The most wonderful thing for me with this Madden observation was (or is it were?) the words printed on the front of his t-shirt. They said simply, “TRY NOT TO SUCK”. I mean seeing that was almost thrilling for one such as myself. This is right now, not 15 years ago…..and it is still right in my wheelhouse! I am certain that all those POSITIVE COACHING books and seminar folks would find this approach to anything or anyone as abhorrent. Oh Lord! Shield the children’s eyes!
PRETTY IN PINK (I guess that was Molly Ringwald who was pretty in pink?)
I find Joe to be very logical as a leader. His kind of rules and regs make sense to me. For example, Cub players are allowed to wear flip-flops on the road when they travel, BUT only if they paint their toenails. Man, I wish I could have been that clever.
THERE IS MORE THAN ONE WAY to kill a goat
Joe puts it (his take on things) right there for all to use. It IS positive. It (his philosophy) just doesn’t fit in all those little boxes we have made with our politically perfect, social media accepted building materials. Bully. I know it is hard for some to accept, but if you think this Chicago Cub professional baseball team is not really good, look again. They are a functioning family because they all know who papa is, not because they are all the same or all superstars. The manager has some eccentricities that don’t fit much convention, but take a closer look, or better yet, let’s just see how it all looks in October.
WHAT IS YOUR SPECIAL PURPOSE? (Steve Martin)
Seems simple; just don’t suck and you are good. Everyone is capable of ‘not sucking’. One doesn’t have to be a star to not suck, so ultimately what can be better than NOT SUCKING? I would bet that there is no other manager in baseball that tells his players he wants them to not suck.
WILL YOU STILL NEED ME, WILL YOU STILL FEED ME, when I’m 64? (Beatles)
I did some ‘coach consulting’ you might say here in 2016. I worked with teams that had some young coaches trying to build teams and programs at different levels. It was so much fun for me to at least dab a little in the coaching waters again.
PLAY IT FORWARD!
The thing I most learned with coaching some this spring I already knew.
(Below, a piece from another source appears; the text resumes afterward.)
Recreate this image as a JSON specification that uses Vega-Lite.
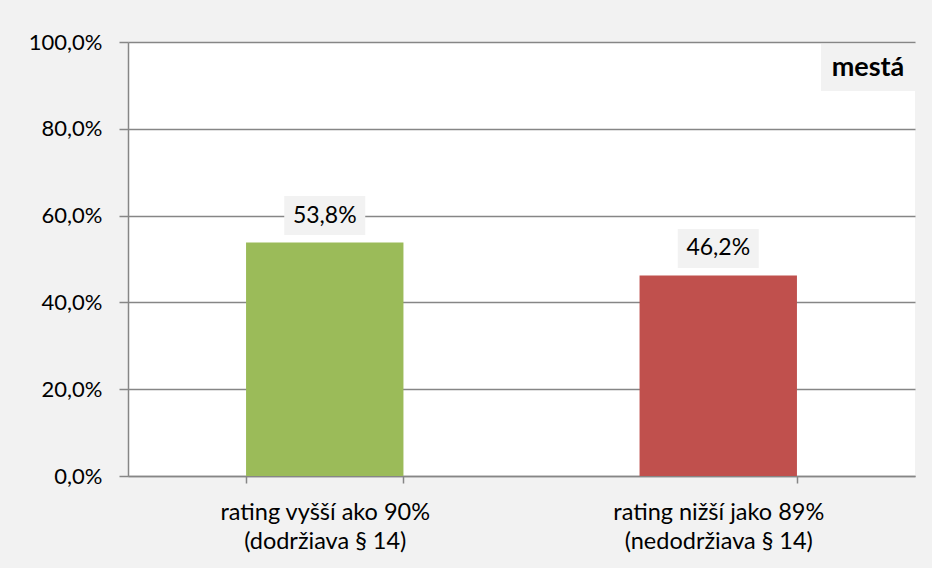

You/teams play in games the same as you practice, and it confirmed my long standing belief of things like any standing around on the field is worse than a waste of time because it also becomes habitual, and muscle memory is big for me on many levels. I hear teams and coaches talk about all that like they understand how important the physical specifics of practicing, breaking things down on the field of play, and the pace of doing it all is, but then I often wonder if they even hear themselves at all as I watch practice unfold.